Thursday, November 11, 1999

Titans in search of consistency

Have beaten league's best, but stumbled lately

The Cincinnati Enquirer

        The Tennessee Titans are 6-2 entering Sunday's game at Cincinnati, but it is a troubled 6-2.

        The franchise hopes to challenge for its first playoff berth since 1993, but last Sunday's 17-0 loss at Miami was a serious clunker. Of the five NFL teams that suffered at least one shutout in 1998, none made the playoffs.

        Coach Jeff Fisher, 38-40 in his career, gracefully presided over the team's tumultuous move from Houston three years ago. But after three straight 8-8 seasons, there is some urgency to break through.

        “All those 8-8s are getting monotonous to me, too,” Titans owner Bud Adams said in the offseason.

        There is some here-we-go-again grumbling in Nashville after the Miami loss, but Fisher is upbeat.

        “There is no internal pressure,” he told Cincinnati reporters in a teleconference Wednesday. “Nobody's looking over their shoulder. My job is to win for this owner, and there's no more pressure now to do that than there was in 1995.”

        After two difficult, nomadic seasons — one in Memphis' Liberty Bowl, one in Nashville's Vanderbilt Stadium — the Titans opened their permanent home this year, 67,000-seat Adelphia Coliseum.

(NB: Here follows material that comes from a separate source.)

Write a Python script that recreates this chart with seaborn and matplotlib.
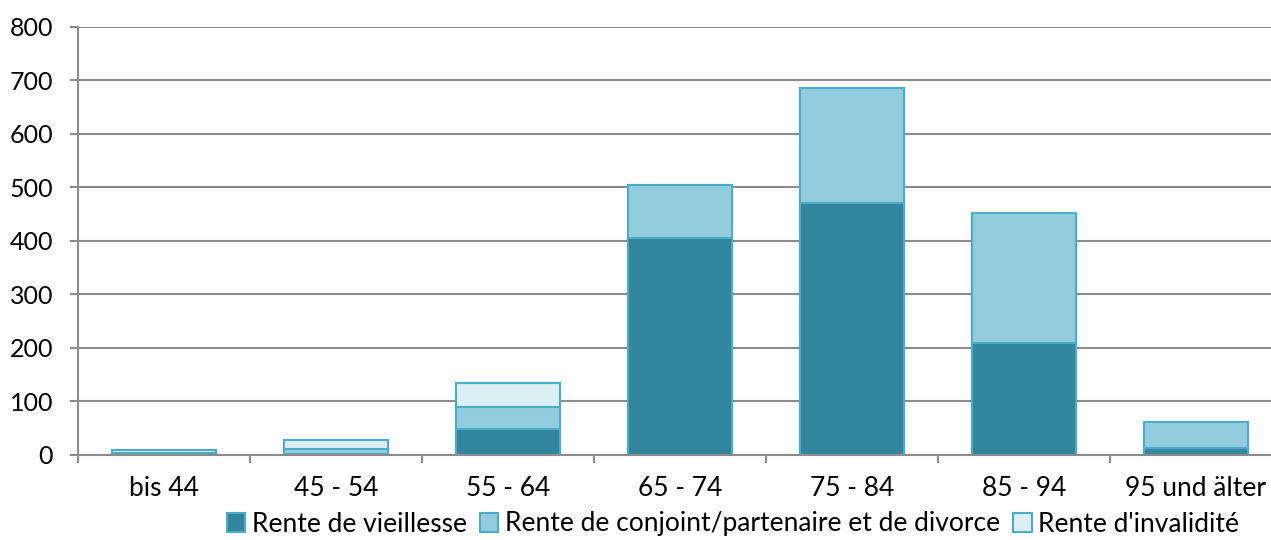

        After working out of trailers and other subpar environs for two years, the team seems energized and the fans finally care. Things got rolling with a 36-35 comeback win over Cincinnati in the season opener, and the Titans have dealt Jacksonville its only loss and handed the Rams their first defeat Oct. 31.

        “It's a good feeling to have a home,” veteran safety Blaine Bishop said Wednesday. “I was one of those guys who thought it didn't matter where you played, but it does make a difference.”

        Fisher drew chuckles Wednesday when he mentioned the amenities of the Titans' new facilities, including breakfast served daily to the players. The Bengals have taken heat for not doing that.

        “The players enjoy coming to work now,” Fisher said.

        The Titans are 4-0 at home, where the crowds have been consistently loud. They helped cause the Rams to false-start several times.

        “The fans are our 12th man,” Bishop said.

        Yet, there is trouble in the would-be paradise. The loss at Miami, in which quarterback Steve McNair threw three interceptions and the Titans were embarrassed on national TV (ESPN), has some collars tight. The Titans haven't scored a touchdown in seven quarters, and are pondering their first shutout loss in 10 years.

        Perhaps the one-point win over lowly Cincinnati was an early warning?

        “We feel fortunate to be where we are,” Fisher said. “We don't believe we've played consistent football for four quarters, in all phases of the game. We feel like we're starting our season over now.”

        Fisher said all the right things about the Bengals Wednesday, as every opposing coach does. No, he can't figure out why the Bengals are 1-8 with the talent they have, etc., etc. But he also likes where he is, with the Titans riding a franchise-record 10 straight wins vs. AFC Central opponents.

        “At the beginning of the year, if you told me we'd be 6-2,” Fisher said, “we'd take it. But we need to get back on the winning track.”